## BEGIN Excerpted data

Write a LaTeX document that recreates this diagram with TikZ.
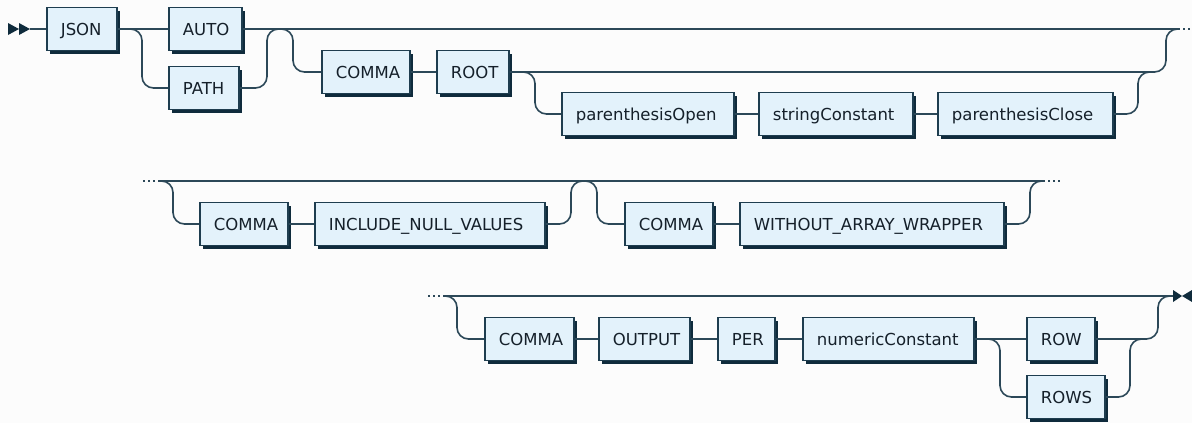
\documentclass[tikz,border=0pt]{standalone}
\usepackage{fontspec}
\setmainfont{DejaVu Sans}
\usetikzlibrary{shadows}
\definecolor{boxfill}{HTML}{E3F2FB}
\definecolor{boxline}{HTML}{1E3D4F}
\definecolor{shade}{HTML}{0F2B3C}
\definecolor{wirec}{HTML}{2C4858}
\definecolor{ink}{HTML}{15202A}
\definecolor{paper}{HTML}{FCFCFC}
% terminal box: #1 name, #2 left x, #3 centre y, #4 width, #5 label
\newcommand\termbox[5]{%
  \pgfmathsetmacro\boxtw{#4-28}%
  \node[term, text width=\boxtw pt] (#1) at (#2,#3) {#5};}
\begin{document}
\begin{tikzpicture}[x=1pt,y=-1pt,
  term/.style={draw=boxline, fill=boxfill, line width=1.8pt,
    minimum height=43pt, inner xsep=14pt, inner ysep=0pt,
    text height=12pt, text depth=0pt, align=left, anchor=west,
    font=\fontsize{16.5}{19}\selectfont, text=ink,
    drop shadow={shadow xshift=3.5pt, shadow yshift=-3.5pt, fill=shade, opacity=1}},
  wire/.style={draw=wirec, line width=1.6pt, rounded corners=11.5pt},
  dots/.style={draw=wirec, line width=1.6pt, dash pattern=on 2pt off 3pt},
  tipmark/.style={fill=shade, draw=none}]
\fill[paper] (0,0) rectangle (1192,423);
\useasboundingbox (0,0) rectangle (1192,423);

% ---- first line ----
\termbox{JSON}{46}{29}{70}{JSON}
\termbox{AUTO}{168}{29}{73}{AUTO}
\termbox{PATH}{168}{88}{70}{PATH}
\termbox{COMMAa}{321}{72}{88}{COMMA}
\termbox{ROOT}{436}{72}{72}{ROOT}
\termbox{pOpen}{561}{114}{172}{parenthesisOpen}
\termbox{strC}{758}{114}{154}{stringConstant}
\termbox{pClose}{937}{114}{175}{parenthesisClose}

\coordinate (r1start) at (30,29);
\coordinate (r1end) at (1178,29);
\fill[tipmark] (8,23) -- (19,29) -- (8,35) -- cycle;
\fill[tipmark] (19,23) -- (30,29) -- (19,35) -- cycle;
\draw[wire] (r1start) -- (JSON.west);
\draw[wire] (JSON.east) -- (AUTO.west);
\draw[wire] (JSON.east) -| (142,88) -- (PATH.west);
\draw[wire] (AUTO.east) -- (r1end);
\draw[wire] (PATH.east) -| (267,29) -| (293,72) -- (COMMAa.west);
\draw[wire] (COMMAa) -- (ROOT);
\draw[wire] (ROOT.east) -| (1166,29) -- (r1end);
\draw[wire] (ROOT.east) -| (535,114) -- (pOpen.west);
\draw[wire] (pOpen) -- (strC);
\draw[wire] (strC) -- (pClose);
\draw[wire] (pClose.east) -| (1138,72) -- (1155,72);
\draw[dots] (r1end) -- (1192,29);

% ---- second line ----
\termbox{COMMAb}{199}{224}{88}{COMMA}
\termbox{INV}{314}{224}{230}{INCLUDE\_NULL\_VALUES}
\termbox{COMMAc}{624}{224}{88}{COMMA}
\termbox{WAW}{739}{224}{264}{WITHOUT\_ARRAY\_WRAPPER}

\coordinate (r2start) at (160,181);
\coordinate (r2end) at (1043,181);
\draw[dots] (143,181) -- (r2start);
\draw[wire] (r2start) -- (r2end);
\draw[wire] (r2start) -| (173,224) -- (COMMAb.west);
\draw[wire] (COMMAb) -- (INV);
\draw[wire] (INV.east) -| (571,181) -| (597,224) -- (COMMAc.west);
\draw[wire] (COMMAc) -- (WAW);
\draw[wire] (WAW.east) -| (1030,181) -- (r2end);
\draw[dots] (r2end) -- (1060,181);

% ---- third line ----
\termbox{COMMAd}{484}{339}{89}{COMMA}
\termbox{OUTPUT}{598}{339}{91}{OUTPUT}
\termbox{PER}{717}{339}{57}{PER}
\termbox{numC}{802}{339}{171}{numericConstant}
\termbox{ROW}{1026}{339}{68}{ROW}
\termbox{ROWS}{1026}{397}{78}{ROWS}

\coordinate (r3start) at (443,296);
\coordinate (r3end) at (1173,296);
\draw[dots] (428,296) -- (r3start);
\draw[wire] (r3start) -- (r3end);
\draw[wire] (r3start) -| (457,339) -- (COMMAd.west);
\draw[wire] (COMMAd) -- (OUTPUT);
\draw[wire] (OUTPUT) -- (PER);
\draw[wire] (PER) -- (numC);
\draw[wire] (numC) -- (ROW);
\draw[wire] (numC.east) -| (1000,397) -- (ROWS.west);
\draw[wire] (ROWS.east) -| (1130,339) -- (1144,339);
\draw[wire] (ROW.east) -| (1158,296) -- (r3end);
\fill[tipmark] (1173,290) -- (1182,296) -- (1173,302) -- cycle;
\fill[tipmark] (1192,290) -- (1182,296) -- (1192,302) -- cycle;
\end{tikzpicture}
\end{document}
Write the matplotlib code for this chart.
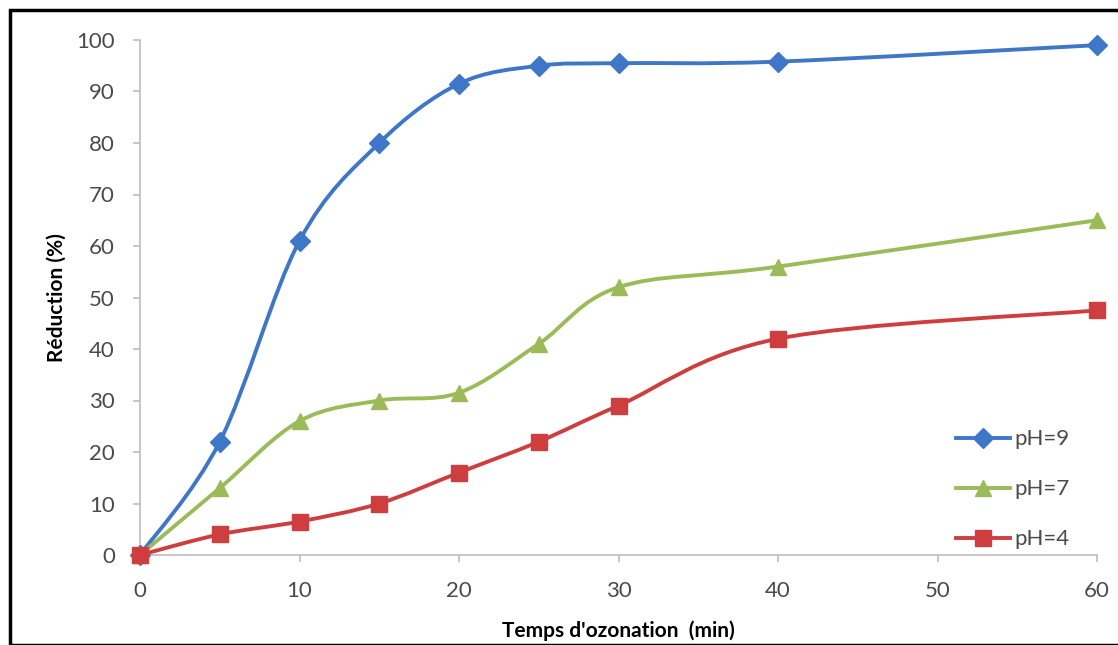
import numpy as np
import matplotlib
matplotlib.use("Agg")
import matplotlib.pyplot as plt
from matplotlib.path import Path
from matplotlib.patches import PathPatch, Rectangle
from matplotlib.lines import Line2D

time_min = [0, 5, 10, 15, 20, 25, 30, 40, 60]
ph9 = [0, 22, 61, 80, 91.5, 95, 95.5, 95.8, 99]
ph7 = [0, 13, 26, 30, 31.5, 41, 52, 56, 65]
ph4 = [0, 4, 6.5, 10, 16, 22, 29, 42, 47.5]
series_labels = ["pH=9", "pH=7", "pH=4"]
x_ticks = [0, 10, 20, 30, 40, 50, 60]
y_ticks = [0, 10, 20, 30, 40, 50, 60, 70, 80, 90, 100]

colors = ["#3F77C8", "#9BBB59", "#CF3E3E"]
markers = ["D", "^", "s"]
msizes = [10, 11, 11]

plt.rcParams['font.family'] = ['Lato', 'DejaVu Sans']

fig = plt.figure(figsize=(11.18, 6.45), dpi=100)
fig.patches.append(Rectangle((10/1118, 0), 1.2, 1 - 10/645, transform=fig.transFigure,
                             fill=False, edgecolor="black", linewidth=2.5, zorder=0))

ax = fig.add_axes([140/1118, 1 - 555/645, (1097-140)/1118, (555-40)/645])


def smooth_path(xs, ys):
    pts = np.column_stack([xs, ys]).astype(float)
    n = len(pts)
    verts = [tuple(pts[0])]
    codes = [Path.MOVETO]
    for i in range(n - 1):
        p0 = pts[i - 1] if i > 0 else pts[i]
        p1 = pts[i]
        p2 = pts[i + 1]
        p3 = pts[i + 2] if i + 2 < n else pts[i + 1]
        c1 = p1 + (p2 - p0) / 6.0
        c2 = p2 - (p3 - p1) / 6.0
        verts += [tuple(c1), tuple(c2), tuple(p2)]
        codes += [Path.CURVE4] * 3
    return Path(verts, codes)


for ys, c, m, ms in zip([ph9, ph7, ph4], colors, markers, msizes):
    ax.add_patch(PathPatch(smooth_path(time_min, ys), fill=False, edgecolor=c,
                           linewidth=2.8, zorder=2, transform=ax.transData))
    ax.plot(time_min, ys, linestyle="none", marker=m, color=c, markersize=ms,
            zorder=3, clip_on=False)

ax.set_xlim(0, 60)
ax.set_ylim(0, 100)
ax.set_xticks(x_ticks)
ax.set_yticks(y_ticks)
ax.spines['top'].set_visible(False)
ax.spines['right'].set_visible(False)
for s in ['left', 'bottom']:
    ax.spines[s].set_color("#BDBDBD")
    ax.spines[s].set_linewidth(1.2)
ax.tick_params(axis='both', colors="#BDBDBD", labelcolor="#4A4A4A", labelsize=16,
               length=5, width=1.2, direction='out')
ax.tick_params(axis='x', pad=14)
ax.tick_params(axis='y', pad=13)

ax.set_xlabel("Temps d'ozonation  (min)", fontsize=15, fontweight='bold', labelpad=14)
ax.set_ylabel("Réduction (%)", fontsize=15, fontweight='bold', labelpad=7)

handles = [Line2D([0], [0], color=c, marker=m, markersize=ms, linewidth=2.8)
           for c, m, ms in zip(colors, markers, msizes)]
leg = ax.legend(handles, series_labels, loc='lower right', bbox_to_anchor=(0.992, -0.028),
                frameon=False, fontsize=16, handlelength=2.4, labelspacing=1.35,
                handletextpad=0.2)
for t in leg.get_texts():
    t.set_color("#4A4A4A")

fig.savefig("out.png", dpi=100)
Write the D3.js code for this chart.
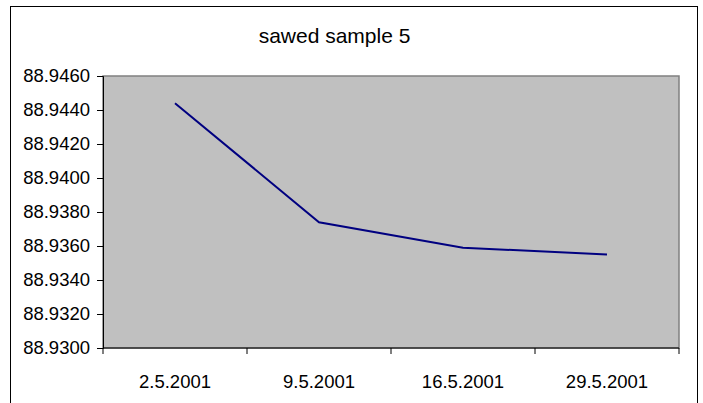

## END Excerpted data

Work to complete
Return exactly the lines from the one with "Write the matplotlib code for this chart." to the one with "from matplotlib.lines import Line2D", both ends kept, and only those. Images are left out.

Result for this task
Write the matplotlib code for this chart.
import numpy as np
import matplotlib
matplotlib.use("Agg")
import matplotlib.pyplot as plt
from matplotlib.path import Path
from matplotlib.patches import PathPatch, Rectangle
from matplotlib.lines import Line2D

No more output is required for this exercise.